Core database and replication for cabal.

GNU Affero General Public License v3.0

302 stars 43 forks source link

Sync & discovery inconsistencies #72

Closed hackergrrl closed 4 years ago

hackergrrl commented 4 years ago

This issue is vague: I'm still trying to understand what's happening.

Since the early days of cabal I've noticed this general pattern where, as a cabal gets older & bigger on my machine, it seems to discover fewer peers, and hold a connection open with those peers more briefly. Eventually, it seems, I'm not able to really sync at all.

However, when I run cabal --temp $ADDRESS I notice that, generally, I discover more peers, and those connections tend to stay open longer.

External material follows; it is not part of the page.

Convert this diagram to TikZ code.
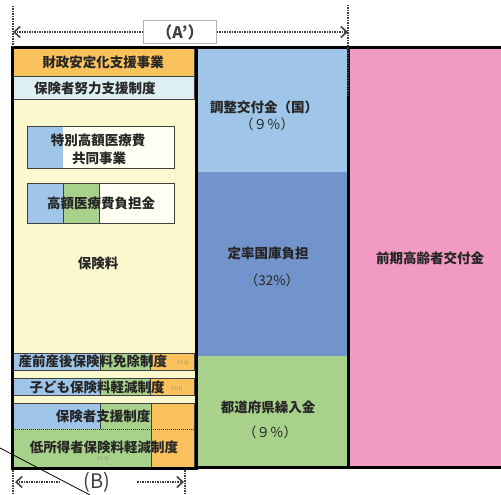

hackergrrl commented 4 years ago

I poked at it, and I think this can be fixed with 4f3ca4ad921a48ac678fe2f4b05bb48e0ecae161.

We're likely switching to hyperswarm in the near future, but a backport to the 9.x.x semver could mean that folx who aren't ready for a protocol partition (if there are any such folx out there) would be able to enjoy the bugfix too.

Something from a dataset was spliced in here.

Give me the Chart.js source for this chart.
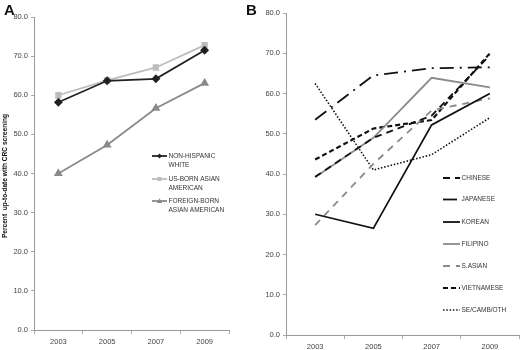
<!DOCTYPE html>
<html><head><meta charset="utf-8">
<script src="https://cdn.jsdelivr.net/npm/chart.js@4.4.0/dist/chart.umd.min.js"></script>
<style>
html,body{margin:0;padding:0;background:#fff;width:520px;height:350px;overflow:hidden;}
.wrap{position:absolute;top:0;height:350px;}
.lbl{position:absolute;font-family:"Liberation Sans",Arial,sans-serif;font-weight:bold;font-size:15px;color:#111;}
</style></head><body>
<div class="wrap" style="left:0;width:260px"><canvas id="ca"></canvas></div>
<div class="wrap" style="left:260px;width:260px"><canvas id="cb"></canvas></div>
<div class="lbl" style="left:4px;top:1px">A</div>
<div class="lbl" style="left:246px;top:1px">B</div>
<script>
const years = ['2003','2005','2007','2009'];
const yTicksMin = 0, yTicksMax = 80, yStep = 10;

// Panel A
const nhWhite     = [58.2, 63.7, 64.2, 71.5];
const usBornAsian = [60.0, 63.8, 67.1, 72.8];
const fbAsian     = [40.0, 47.3, 56.7, 63.1];

// Panel B
const chinese    = [39.3, 49.0, 54.5, 69.5];
const japanese   = [53.5, 64.5, 66.3, 66.5];
const korean     = [30.0, 26.5, 52.2, 60.0];
const filipino   = [39.2, 49.0, 63.9, 61.5];
const sAsian     = [27.3, 42.5, 55.8, 58.8];
const vietnamese = [43.6, 51.3, 53.4, 70.0];
const seCamb     = [62.5, 41.0, 44.8, 54.0];

const FONT = '"Liberation Sans", Arial, sans-serif';

function legendPlugin(items){
  return {
    id:'customLegend',
    afterDraw(chart){
      const ctx = chart.ctx;
      ctx.save();
      items.forEach(it=>{
        const ds = chart.data.datasets[it.ds];
        ctx.strokeStyle = ds.borderColor;
        ctx.lineWidth = ds.borderWidth;
        ctx.setLineDash(ds.borderDash || []);
        ctx.beginPath();
        ctx.moveTo(it.x, it.y);
        ctx.lineTo(it.x + it.len, it.y);
        ctx.stroke();
        ctx.setLineDash([]);
        if (ds.pointStyle && ds.pointRadius > 0){
          ctx.fillStyle = ds.pointBackgroundColor;
          ctx.beginPath();
          const r = ds.pointRadius*0.8;
          const cx = it.x+it.len/2, cy = it.y;
          if (ds.pointStyle==='rectRot'){ctx.moveTo(cx,cy-r);ctx.lineTo(cx+r,cy);ctx.lineTo(cx,cy+r);ctx.lineTo(cx-r,cy);}
          else if (ds.pointStyle==='rect'){ctx.rect(cx-r*0.8,cy-r*0.8,r*1.6,r*1.6);}
          else if (ds.pointStyle==='triangle'){ctx.moveTo(cx,cy-r);ctx.lineTo(cx+r,cy+r*0.7);ctx.lineTo(cx-r,cy+r*0.7);}
          ctx.closePath(); ctx.fill();
        }
        ctx.fillStyle = '#333';
        ctx.font = it.font || ('6.5px ' + FONT);
        ctx.textBaseline = 'middle';
        ctx.textAlign = 'left';
        it.text.forEach((t,i)=>ctx.fillText(t, it.x + it.len + 1.5, it.y + i*9.5));
      });
      ctx.restore();
    }
  };
}

function yTitlePlugin(text, x, y){
  return {
    id:'yTitle',
    afterDraw(chart){
      const ctx = chart.ctx;
      ctx.save();
      ctx.translate(x, y);
      ctx.rotate(-Math.PI/2);
      ctx.font = 'bold 6.6px ' + FONT;
      ctx.fillStyle = '#111';
      ctx.textAlign = 'center';
      ctx.textBaseline = 'middle';
      ctx.fillText(text, 0, 0);
      ctx.restore();
    }
  };
}

function scales(yWidth, xHeight){
  return {
    x: {
      type:'category', offset:true,
      grid:{display:true, drawOnChartArea:false, drawTicks:true, tickLength:4, color:'#aaa', offset:true},
      border:{display:true, color:'#999', width:1},
      ticks:{font:{size:7.5, family:FONT}, color:'#444', padding:3, maxRotation:0},
      afterFit(s){ s.height = xHeight; }
    },
    y: {
      min:yTicksMin, max:yTicksMax,
      grid:{display:true, drawOnChartArea:false, drawTicks:true, tickLength:3, color:'#aaa'},
      border:{display:true, color:'#999', width:1},
      ticks:{stepSize:yStep, font:{size:7.5, family:FONT}, color:'#444', padding:3,
        callback:v=>Number(v).toFixed(1)},
      afterFit(s){ s.width = yWidth; }
    }
  };
}

const common = {
  responsive:false, animation:false, maintainAspectRatio:false,
  plugins:{legend:{display:false}, tooltip:{enabled:false}},
  elements:{line:{tension:0}}
};

function ds(label, data, color, width, dash, pstyle, prad){
  return {label, data, borderColor:color, borderWidth:width, borderDash:dash||[],
    pointStyle:pstyle||false, pointRadius:prad||0, pointBackgroundColor:color, pointBorderColor:color,
    fill:false};
}

const ca = document.getElementById('ca');
ca.width = 260; ca.height = 350;
new Chart(ca, {
  type:'line',
  data:{labels:years, datasets:[
    ds('NON-HISPANIC WHITE', nhWhite, '#222', 1.8, [], 'rectRot', 3.2),
    ds('US-BORN ASIAN AMERICAN', usBornAsian, '#bdbdbd', 1.8, [], 'rect', 3.2),
    ds('FOREIGN-BORN ASIAN AMERICAN', fbAsian, '#8a8a8a', 1.8, [], 'triangle', 3.4)
  ]},
  options:Object.assign({}, common, {
    layout:{padding:{left:0, right:31, top:17, bottom:2}},
    scales:scales(34, 18)
  }),
  plugins:[
    legendPlugin([
      {ds:0, x:152, y:156, len:15, text:['NON-HISPANIC','WHITE']},
      {ds:1, x:152, y:179, len:15, text:['US-BORN ASIAN','AMERICAN']},
      {ds:2, x:152, y:201, len:15, text:['FOREIGN-BORN','ASIAN AMERICAN']}
    ]),
    yTitlePlugin('Percent  up-to-date with CRC screening', 5, 176)
  ]
});

const cb = document.getElementById('cb');
cb.width = 260; cb.height = 350;
new Chart(cb, {
  type:'line',
  data:{labels:years, datasets:[
    ds('CHINESE', chinese, '#111', 1.8, [7,5]),
    ds('JAPANESE', japanese, '#111', 1.8, [14,6,2,6]),
    ds('KOREAN', korean, '#111', 1.8, []),
    ds('FILIPINO', filipino, '#8a8a8a', 1.8, []),
    ds('S.ASIAN', sAsian, '#8a8a8a', 1.8, [7,6]),
    ds('VIETNAMESE', vietnamese, '#111', 2.2, [5,3]),
    ds('SE/CAMB/OTH', seCamb, '#111', 1.6, [1.5,1.8])
  ]},
  options:Object.assign({}, common, {
    layout:{padding:{left:0, right:1, top:13, bottom:0}},
    scales:scales(26, 15)
  }),
  plugins:[
    legendPlugin([
      {ds:0, x:183, y:178, len:17, text:['CHINESE']},
      {ds:1, x:183, y:199.5, len:17, text:['JAPANESE']},
      {ds:2, x:183, y:222, len:17, text:['KOREAN']},
      {ds:3, x:183, y:244, len:17, text:['FILIPINO']},
      {ds:4, x:183, y:266, len:17, text:['S.ASIAN']},
      {ds:5, x:183, y:288, len:17, text:['VIETNAMESE']},
      {ds:6, x:183, y:310, len:17, text:['SE/CAMB/OTH']}
    ])
  ]
});
</script>
</body></html>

hackergrrl commented 4 years ago

Beyond this, I also notice disconnects & reconnects every ~20s for most/all of my peers. hypercore-protocol defaults to 20s timeout, so that's a good culprit to check on, even though it should be sending KEEPALIVE messages every ~10s to keep the connection alive.

hackergrrl commented 4 years ago

Ok, looks like we'll be moving to hyperswarm much sooner rather than later! I'll reopen this or file something new if I see these issues again: so far hyperswarm is looking good for connectivity.